Public Accounts Committee chairperson, Sinn Féin TD Brian Stanley, has called for stricter regulation and controls of the National Lottery to ensure that ‘good causes’ receive a share of unclaimed prize money.
Between 2016 and 2021, the National Lottery operator diverted 98% of unclaimed prize money (€122m) towards its own marketing and advertising campaigns, with just 2% going towards topped-up prize money.
Teachta Stanley said:
“I am extremely concerned that such a significant percentage (98%) of unclaimed prize money has been diverted by the National Lottery towards its marketing and advertising campaigns when the licence stipulates that the operator must put the money towards topped-up prizes.
“The issue is that the licence permits the operator to also divert some of the money towards its own incremental marketing. The regulator confirmed that they have not raised this issue and the operator has taken complete advantage of this situation.
“I am frustrated by the lack of action by the regulator and the committee will be proposing to the Department that the licence is amended to ensure that ends.
“During the hearing, I proposed to the regulator that it be considered that any unclaimed prize money be donated towards ‘good causes’ if they are uncollected after 180 days, which is done in other countries. I feel it is wrong that 98% of unclaimed prize money goes towards marketing and advertising.
“Following much discussion with the regulator, I was also not convinced by the National Lottery’s advertisement claim that 90% of ticket sales ‘go back to the community’.

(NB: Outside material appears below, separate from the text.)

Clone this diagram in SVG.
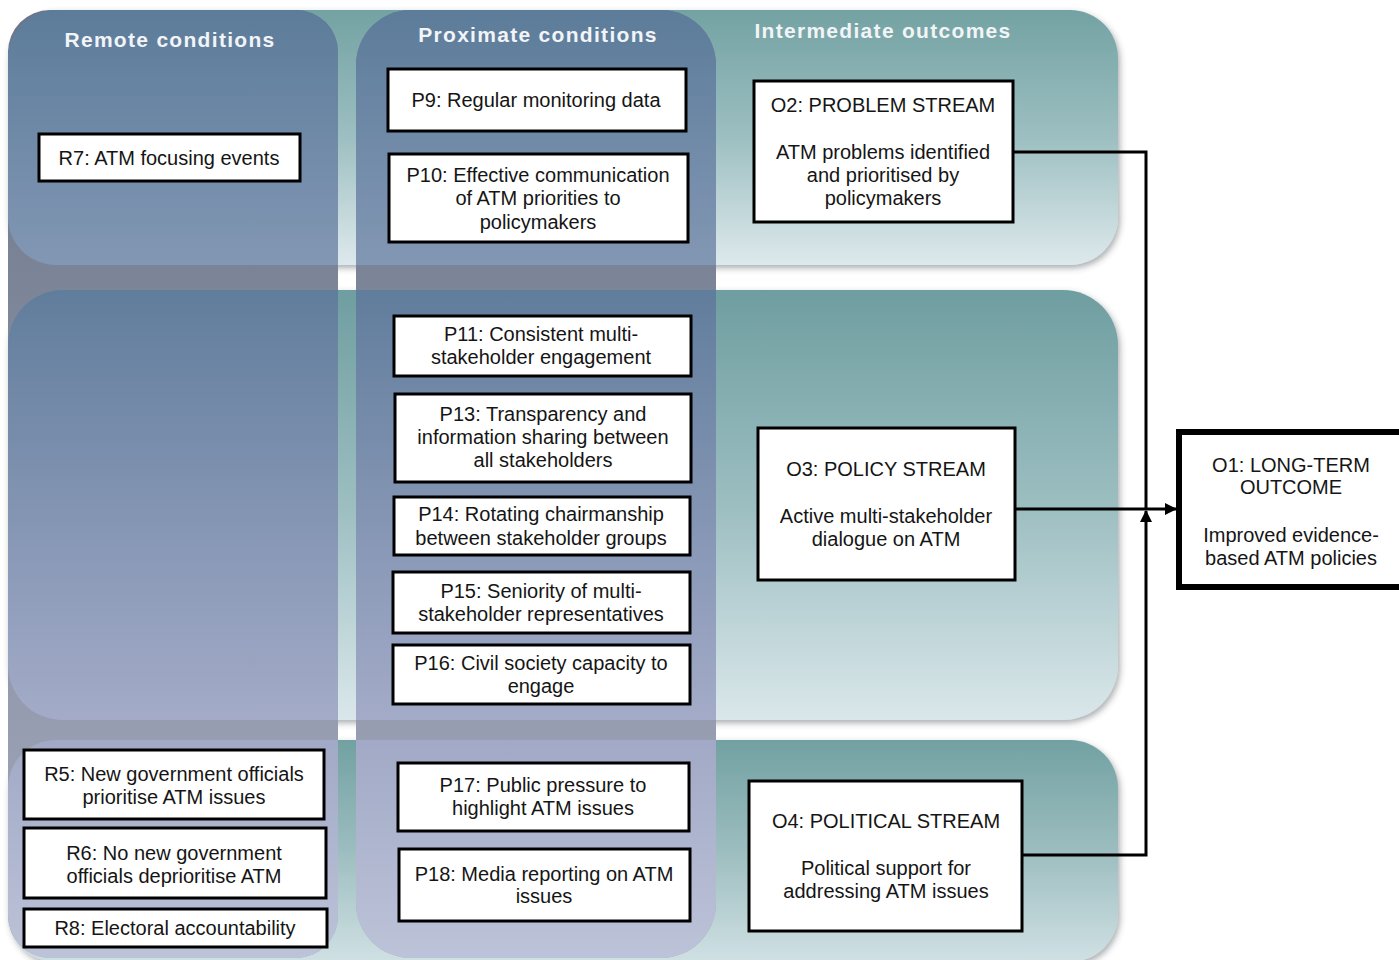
<svg xmlns="http://www.w3.org/2000/svg" width="1399" height="960" viewBox="0 0 1399 960">
<style>
.box{fill:#ffffff;stroke:#000000;stroke-width:3}
.t{font-family:"Liberation Sans",Arial,sans-serif;font-size:20px;fill:#151515;text-anchor:middle}
.h{font-family:"Liberation Sans",Arial,sans-serif;font-size:21px;font-weight:bold;fill:#f2f4f7;text-anchor:middle;letter-spacing:1.3px}
.conn{fill:none;stroke:#000000;stroke-width:3}
</style>
<defs>
<linearGradient id="rowTop" gradientUnits="userSpaceOnUse" x1="0" y1="10" x2="0" y2="265"><stop offset="0" stop-color="#73a2a3"/><stop offset="0.5" stop-color="#9dbfc1"/><stop offset="1" stop-color="#dde9ec"/></linearGradient>
<linearGradient id="rowMid" gradientUnits="userSpaceOnUse" x1="0" y1="290" x2="0" y2="720"><stop offset="0" stop-color="#6f9ea0"/><stop offset="0.5" stop-color="#9cbec1"/><stop offset="1" stop-color="#dae7ea"/></linearGradient>
<linearGradient id="rowBot" gradientUnits="userSpaceOnUse" x1="0" y1="740" x2="0" y2="960"><stop offset="0" stop-color="#72a1a2"/><stop offset="0.5" stop-color="#9cbdbf"/><stop offset="1" stop-color="#cfe0e3"/></linearGradient>
<linearGradient id="colBase" gradientUnits="userSpaceOnUse" x1="0" y1="10" x2="0" y2="960"><stop offset="0" stop-color="#6c7588"/><stop offset="1" stop-color="#a4aabe"/></linearGradient>
<linearGradient id="colTop" gradientUnits="userSpaceOnUse" x1="0" y1="10" x2="0" y2="265"><stop offset="0" stop-color="#5c7c9a"/><stop offset="1" stop-color="#8297b4"/></linearGradient>
<linearGradient id="colMid" gradientUnits="userSpaceOnUse" x1="0" y1="290" x2="0" y2="720"><stop offset="0" stop-color="#617d9c"/><stop offset="1" stop-color="#a3abc8"/></linearGradient>
<linearGradient id="colBot" gradientUnits="userSpaceOnUse" x1="0" y1="740" x2="0" y2="960"><stop offset="0" stop-color="#a1a9c6"/><stop offset="1" stop-color="#bdc3d8"/></linearGradient>
<clipPath id="clipTop"><rect x="8" y="10" width="1110" height="255" rx="48"/></clipPath>
<clipPath id="clipMid"><rect x="8" y="290" width="1110" height="430" rx="55"/></clipPath>
<clipPath id="clipBot"><rect x="8" y="740" width="1110" height="222" rx="48"/></clipPath>
<filter id="sh" x="-5%" y="-5%" width="110%" height="115%"><feDropShadow dx="2" dy="3" stdDeviation="3" flood-color="#404850" flood-opacity="0.45"/></filter>
<marker id="arr" markerWidth="12" markerHeight="12" refX="11" refY="6" orient="auto" markerUnits="userSpaceOnUse"><path d="M0,0 L12,6 L0,12 Z" fill="#000000"/></marker>
</defs>
<rect x="0" y="0" width="1399" height="960" fill="#ffffff"/>
<g id="rows">
<rect x="8" y="10" width="1110" height="255" rx="48" fill="url(#rowTop)" filter="url(#sh)"/>
<rect x="8" y="290" width="1110" height="430" rx="55" fill="url(#rowMid)" filter="url(#sh)"/>
<rect x="8" y="740" width="1110" height="222" rx="48" fill="url(#rowBot)" filter="url(#sh)"/>
</g>
<g id="columns">
<rect x="8" y="10" width="330" height="948" rx="42" fill="url(#colBase)"/>
<rect x="356" y="10" width="360" height="948" rx="55" fill="url(#colBase)"/>
<g clip-path="url(#clipTop)">
<rect x="8" y="10" width="330" height="948" rx="42" fill="url(#colTop)"/>
<rect x="356" y="10" width="360" height="948" rx="55" fill="url(#colTop)"/>
</g>
<g clip-path="url(#clipMid)">
<rect x="8" y="10" width="330" height="948" rx="42" fill="url(#colMid)"/>
<rect x="356" y="10" width="360" height="948" rx="55" fill="url(#colMid)"/>
</g>
<g clip-path="url(#clipBot)">
<rect x="8" y="10" width="330" height="948" rx="42" fill="url(#colBot)"/>
<rect x="356" y="10" width="360" height="948" rx="55" fill="url(#colBot)"/>
</g>
</g>
<g id="headers">
<text class="h" x="170" y="47">Remote conditions</text>
<text class="h" x="538" y="42">Proximate conditions</text>
<text class="h" x="883" y="38">Intermediate outcomes</text>
</g>
<g id="connectors">
<path class="conn" d="M1013,152 H1146 V510"/>
<path class="conn" d="M1015,509 H1176" marker-end="url(#arr)"/>
<path class="conn" d="M1022,855 H1146 V511" marker-end="url(#arr)"/>
</g>
<g id="R7"><rect class="box" x="39" y="134" width="261" height="47"/><text class="t" x="169" y="165">R7: ATM focusing events</text></g>
<g id="P9"><rect class="box" x="388" y="69" width="298" height="62"/><text class="t" x="536" y="107">P9: Regular monitoring data</text></g>
<g id="P10"><rect class="box" x="389" y="154" width="299" height="88"/><text class="t" x="538" y="182">P10: Effective communication</text><text class="t" x="538" y="205">of ATM priorities to</text><text class="t" x="538" y="229">policymakers</text></g>
<g id="O2"><rect class="box" x="754" y="81" width="259" height="141"/><text class="t" x="883" y="112">O2: PROBLEM STREAM</text><text class="t" x="883" y="159">ATM problems identified</text><text class="t" x="883" y="182">and prioritised by</text><text class="t" x="883" y="205">policymakers</text></g>
<g id="P11"><rect class="box" x="394" y="316" width="297" height="60"/><text class="t" x="541" y="341">P11: Consistent multi-</text><text class="t" x="541" y="364">stakeholder engagement</text></g>
<g id="P13"><rect class="box" x="395" y="394" width="296" height="88"/><text class="t" x="543" y="421">P13: Transparency and</text><text class="t" x="543" y="444">information sharing between</text><text class="t" x="543" y="467">all stakeholders</text></g>
<g id="P14"><rect class="box" x="394" y="497" width="296" height="58"/><text class="t" x="541" y="521">P14: Rotating chairmanship</text><text class="t" x="541" y="545">between stakeholder groups</text></g>
<g id="P15"><rect class="box" x="393" y="572" width="297" height="61"/><text class="t" x="541" y="598">P15: Seniority of multi-</text><text class="t" x="541" y="621">stakeholder representatives</text></g>
<g id="P16"><rect class="box" x="393" y="645" width="297" height="59"/><text class="t" x="541" y="670">P16: Civil society capacity to</text><text class="t" x="541" y="693">engage</text></g>
<g id="O3"><rect class="box" x="758" y="428" width="257" height="152"/><text class="t" x="886" y="476">O3: POLICY STREAM</text><text class="t" x="886" y="523">Active multi-stakeholder</text><text class="t" x="886" y="546">dialogue on ATM</text></g>
<g id="O1"><rect x="1179" y="432" width="230" height="155" fill="#ffffff" stroke="#000000" stroke-width="6"/><text class="t" x="1291" y="472">O1: LONG-TERM</text><text class="t" x="1291" y="494">OUTCOME</text><text class="t" x="1291" y="542">Improved evidence-</text><text class="t" x="1291" y="565">based ATM policies</text></g>
<g id="R5"><rect class="box" x="24" y="750" width="300" height="69"/><text class="t" x="174" y="781">R5: New government officials</text><text class="t" x="174" y="804">prioritise ATM issues</text></g>
<g id="R6"><rect class="box" x="24" y="828" width="302" height="70"/><text class="t" x="174" y="860">R6: No new government</text><text class="t" x="174" y="883">officials deprioritise ATM</text></g>
<g id="R8"><rect class="box" x="24" y="909" width="303" height="38"/><text class="t" x="175" y="935">R8: Electoral accountability</text></g>
<g id="P17"><rect class="box" x="398" y="763" width="291" height="68"/><text class="t" x="543" y="792">P17: Public pressure to</text><text class="t" x="543" y="815">highlight ATM issues</text></g>
<g id="P18"><rect class="box" x="399" y="849" width="291" height="72"/><text class="t" x="544" y="881">P18: Media reporting on ATM</text><text class="t" x="544" y="903">issues</text></g>
<g id="O4"><rect class="box" x="749" y="781" width="273" height="150"/><text class="t" x="886" y="828">O4: POLITICAL STREAM</text><text class="t" x="886" y="875">Political support for</text><text class="t" x="886" y="898">addressing ATM issues</text></g>
</svg>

“In fact, the committee found that only 27% went back to ‘good causes’.
“The claim that 90% goes ‘back to the community’ includes retailers and businesses that sell the tickets, prize money itself and also includes the unclaimed prize money, which ironically finances the adverts themselves. I am of the view that the advert is very misleading.
“It was also said to the committee that the operator had breached its licence in 2021 by contacting 48 individuals that had chosen to self-exclude themselves from gambling and that no sanction or fine was imposed by the regulator.
“This was quite a serious breach of the licence; I imagine these are individuals looking to control their gambling habits and the National Lottery were still able to contact and solicit their involvement.
“We need to see stronger enforcement by the regulator and stricter controls within the licence and the committee will be proposing these changes in our report to the Minister.”